DATASET ENTRIES:
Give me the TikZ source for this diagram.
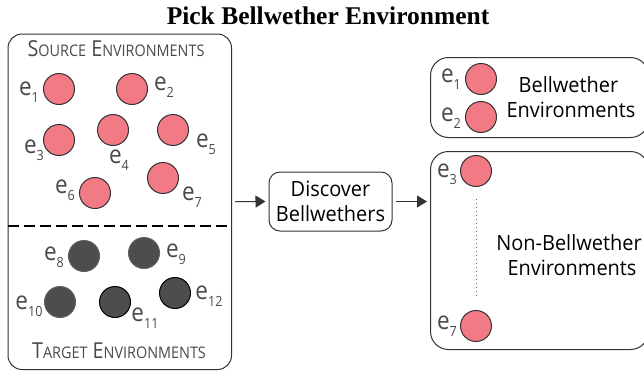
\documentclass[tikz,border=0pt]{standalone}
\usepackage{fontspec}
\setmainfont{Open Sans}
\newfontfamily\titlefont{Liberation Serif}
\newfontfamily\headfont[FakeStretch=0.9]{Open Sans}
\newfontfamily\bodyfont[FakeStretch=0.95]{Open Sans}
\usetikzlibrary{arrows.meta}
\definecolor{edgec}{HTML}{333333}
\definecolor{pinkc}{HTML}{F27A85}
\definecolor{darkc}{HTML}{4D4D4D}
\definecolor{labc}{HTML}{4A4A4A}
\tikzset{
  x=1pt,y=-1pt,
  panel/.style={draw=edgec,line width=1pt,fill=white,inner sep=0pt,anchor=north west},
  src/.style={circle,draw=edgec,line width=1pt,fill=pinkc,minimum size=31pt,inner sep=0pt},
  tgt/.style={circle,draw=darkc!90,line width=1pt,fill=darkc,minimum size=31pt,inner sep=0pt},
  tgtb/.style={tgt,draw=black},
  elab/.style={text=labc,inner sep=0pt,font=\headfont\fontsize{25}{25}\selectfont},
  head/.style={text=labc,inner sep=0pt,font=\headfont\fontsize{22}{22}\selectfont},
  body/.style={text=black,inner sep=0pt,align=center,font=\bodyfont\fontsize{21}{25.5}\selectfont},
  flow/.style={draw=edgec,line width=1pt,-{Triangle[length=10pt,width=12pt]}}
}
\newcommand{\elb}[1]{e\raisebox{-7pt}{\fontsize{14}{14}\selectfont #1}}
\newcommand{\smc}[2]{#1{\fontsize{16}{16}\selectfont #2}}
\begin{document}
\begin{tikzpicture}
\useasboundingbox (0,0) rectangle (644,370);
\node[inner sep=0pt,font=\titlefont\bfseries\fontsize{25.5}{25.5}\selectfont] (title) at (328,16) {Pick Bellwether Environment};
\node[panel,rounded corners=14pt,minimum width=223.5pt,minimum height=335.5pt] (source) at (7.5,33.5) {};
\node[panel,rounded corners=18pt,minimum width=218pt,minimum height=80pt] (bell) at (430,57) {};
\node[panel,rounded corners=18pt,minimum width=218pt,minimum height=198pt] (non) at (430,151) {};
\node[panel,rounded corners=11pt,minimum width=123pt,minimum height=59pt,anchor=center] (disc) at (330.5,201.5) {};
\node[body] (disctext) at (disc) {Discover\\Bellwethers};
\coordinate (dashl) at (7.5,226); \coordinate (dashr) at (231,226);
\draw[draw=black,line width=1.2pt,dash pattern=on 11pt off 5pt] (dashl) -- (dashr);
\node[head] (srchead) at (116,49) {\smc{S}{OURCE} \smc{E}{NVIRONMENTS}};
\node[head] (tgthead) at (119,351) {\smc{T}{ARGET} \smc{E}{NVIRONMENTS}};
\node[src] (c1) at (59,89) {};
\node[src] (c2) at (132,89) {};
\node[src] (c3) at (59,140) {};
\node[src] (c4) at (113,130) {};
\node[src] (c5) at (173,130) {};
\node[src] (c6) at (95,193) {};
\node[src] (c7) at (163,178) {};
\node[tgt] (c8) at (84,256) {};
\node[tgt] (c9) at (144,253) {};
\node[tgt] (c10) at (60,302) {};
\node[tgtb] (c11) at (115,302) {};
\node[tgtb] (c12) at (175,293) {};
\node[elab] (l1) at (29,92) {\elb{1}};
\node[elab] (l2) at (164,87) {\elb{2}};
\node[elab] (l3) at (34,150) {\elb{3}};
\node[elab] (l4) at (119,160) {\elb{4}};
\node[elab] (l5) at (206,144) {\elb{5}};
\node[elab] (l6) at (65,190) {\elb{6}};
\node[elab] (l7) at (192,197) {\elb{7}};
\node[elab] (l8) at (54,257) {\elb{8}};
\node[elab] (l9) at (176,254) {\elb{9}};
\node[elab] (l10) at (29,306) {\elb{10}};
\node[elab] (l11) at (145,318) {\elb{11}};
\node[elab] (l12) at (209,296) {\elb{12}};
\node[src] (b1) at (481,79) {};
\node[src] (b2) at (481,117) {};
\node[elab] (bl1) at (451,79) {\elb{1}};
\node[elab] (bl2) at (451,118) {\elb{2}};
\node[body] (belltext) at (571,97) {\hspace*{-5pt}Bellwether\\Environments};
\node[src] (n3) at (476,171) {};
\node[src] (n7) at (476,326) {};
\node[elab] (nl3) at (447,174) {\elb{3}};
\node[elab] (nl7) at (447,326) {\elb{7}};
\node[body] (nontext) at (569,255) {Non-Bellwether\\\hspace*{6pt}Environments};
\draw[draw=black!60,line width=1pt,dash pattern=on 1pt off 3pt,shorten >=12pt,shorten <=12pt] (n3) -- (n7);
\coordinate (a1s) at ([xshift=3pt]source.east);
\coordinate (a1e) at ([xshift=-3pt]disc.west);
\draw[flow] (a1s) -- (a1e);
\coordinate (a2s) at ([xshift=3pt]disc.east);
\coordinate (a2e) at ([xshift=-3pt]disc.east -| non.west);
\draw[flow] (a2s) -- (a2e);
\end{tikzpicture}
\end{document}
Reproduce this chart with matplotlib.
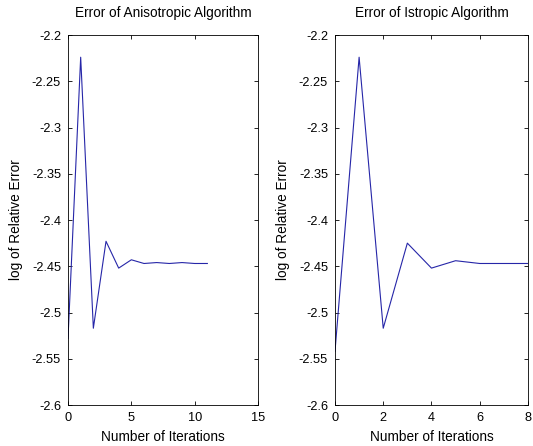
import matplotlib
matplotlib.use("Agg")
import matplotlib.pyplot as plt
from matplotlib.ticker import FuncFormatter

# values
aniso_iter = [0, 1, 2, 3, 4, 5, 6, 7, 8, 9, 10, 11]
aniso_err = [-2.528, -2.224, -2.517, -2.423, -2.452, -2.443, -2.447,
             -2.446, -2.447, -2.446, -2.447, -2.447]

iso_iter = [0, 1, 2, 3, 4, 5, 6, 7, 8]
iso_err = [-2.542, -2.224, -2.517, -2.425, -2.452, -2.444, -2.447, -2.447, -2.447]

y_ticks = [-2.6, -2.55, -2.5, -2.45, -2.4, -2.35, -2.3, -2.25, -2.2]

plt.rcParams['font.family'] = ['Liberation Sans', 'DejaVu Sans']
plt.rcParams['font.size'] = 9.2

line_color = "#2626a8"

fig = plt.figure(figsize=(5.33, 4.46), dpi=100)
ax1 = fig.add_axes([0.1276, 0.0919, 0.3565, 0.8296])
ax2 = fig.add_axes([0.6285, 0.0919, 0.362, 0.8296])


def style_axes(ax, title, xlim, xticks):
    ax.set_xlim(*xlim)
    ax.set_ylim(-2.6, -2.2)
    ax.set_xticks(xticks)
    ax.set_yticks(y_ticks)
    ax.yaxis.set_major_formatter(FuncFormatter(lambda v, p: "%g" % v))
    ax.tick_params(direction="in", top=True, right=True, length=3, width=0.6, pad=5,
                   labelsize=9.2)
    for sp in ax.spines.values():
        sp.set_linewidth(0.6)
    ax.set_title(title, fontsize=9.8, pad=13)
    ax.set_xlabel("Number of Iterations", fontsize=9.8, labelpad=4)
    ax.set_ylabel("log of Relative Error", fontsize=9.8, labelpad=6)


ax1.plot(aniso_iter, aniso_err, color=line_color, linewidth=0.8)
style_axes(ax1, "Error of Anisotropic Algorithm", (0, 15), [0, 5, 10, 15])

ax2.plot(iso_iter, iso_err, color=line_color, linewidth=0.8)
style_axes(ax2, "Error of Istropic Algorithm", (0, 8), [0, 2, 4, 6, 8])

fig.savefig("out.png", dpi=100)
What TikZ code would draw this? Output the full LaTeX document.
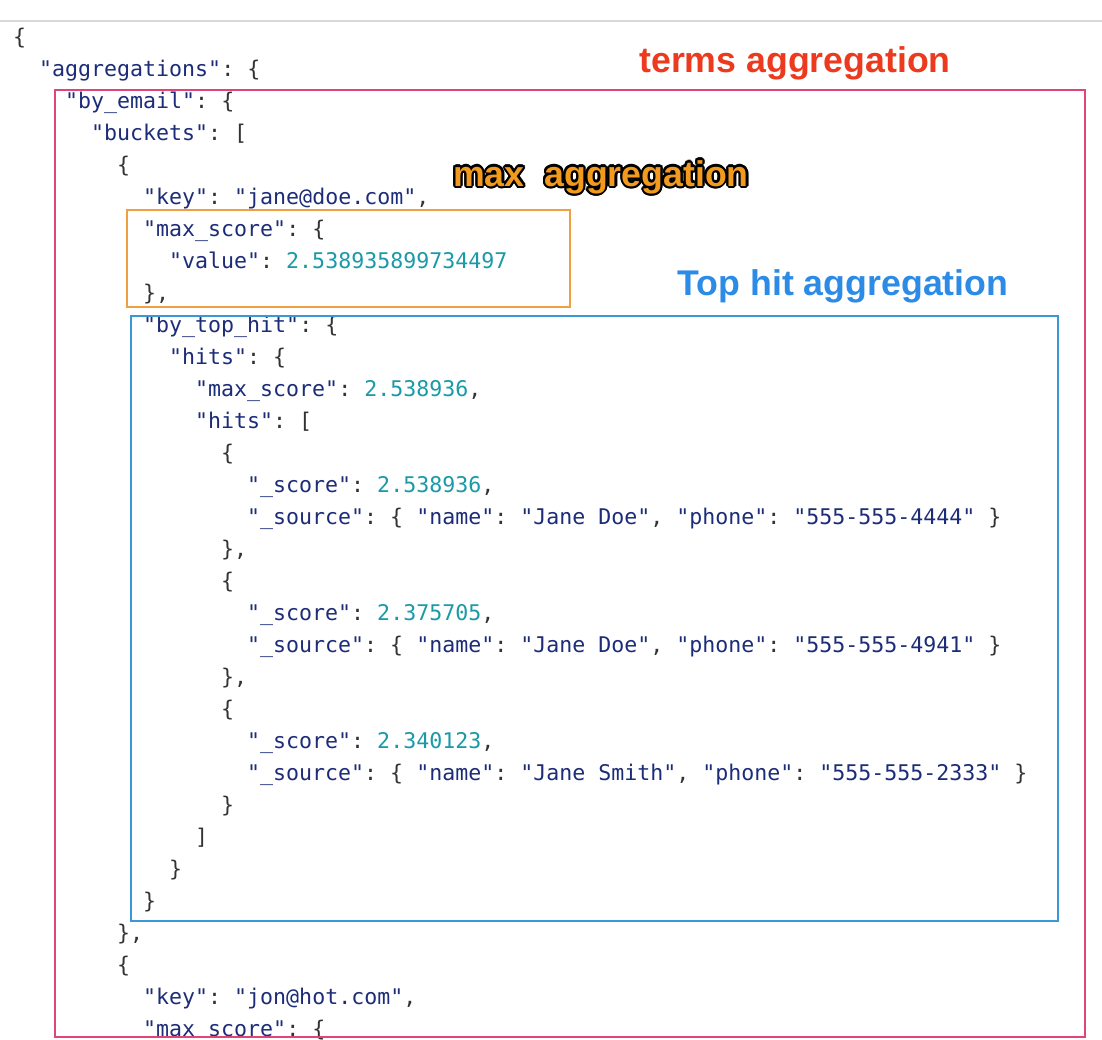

DIRECTIONS: Pull out every line above that holds the word "draw".

TASK RESPONSE:
  panel/.style={draw=edgec,line width=1pt,fill=white,inner sep=0pt,anchor=north west},
  src/.style={circle,draw=edgec,line width=1pt,fill=pinkc,minimum size=31pt,inner sep=0pt},
  tgt/.style={circle,draw=darkc!90,line width=1pt,fill=darkc,minimum size=31pt,inner sep=0pt},
  tgtb/.style={tgt,draw=black},
  flow/.style={draw=edgec,line width=1pt,-{Triangle[length=10pt,width=12pt]}}
\draw[draw=black,line width=1.2pt,dash pattern=on 11pt off 5pt] (dashl) -- (dashr);
\draw[draw=black!60,line width=1pt,dash pattern=on 1pt off 3pt,shorten >=12pt,shorten <=12pt] (n3) -- (n7);
\draw[flow] (a1s) -- (a1e);
\draw[flow] (a2s) -- (a2e);
What TikZ code would draw this? Output the full LaTeX document.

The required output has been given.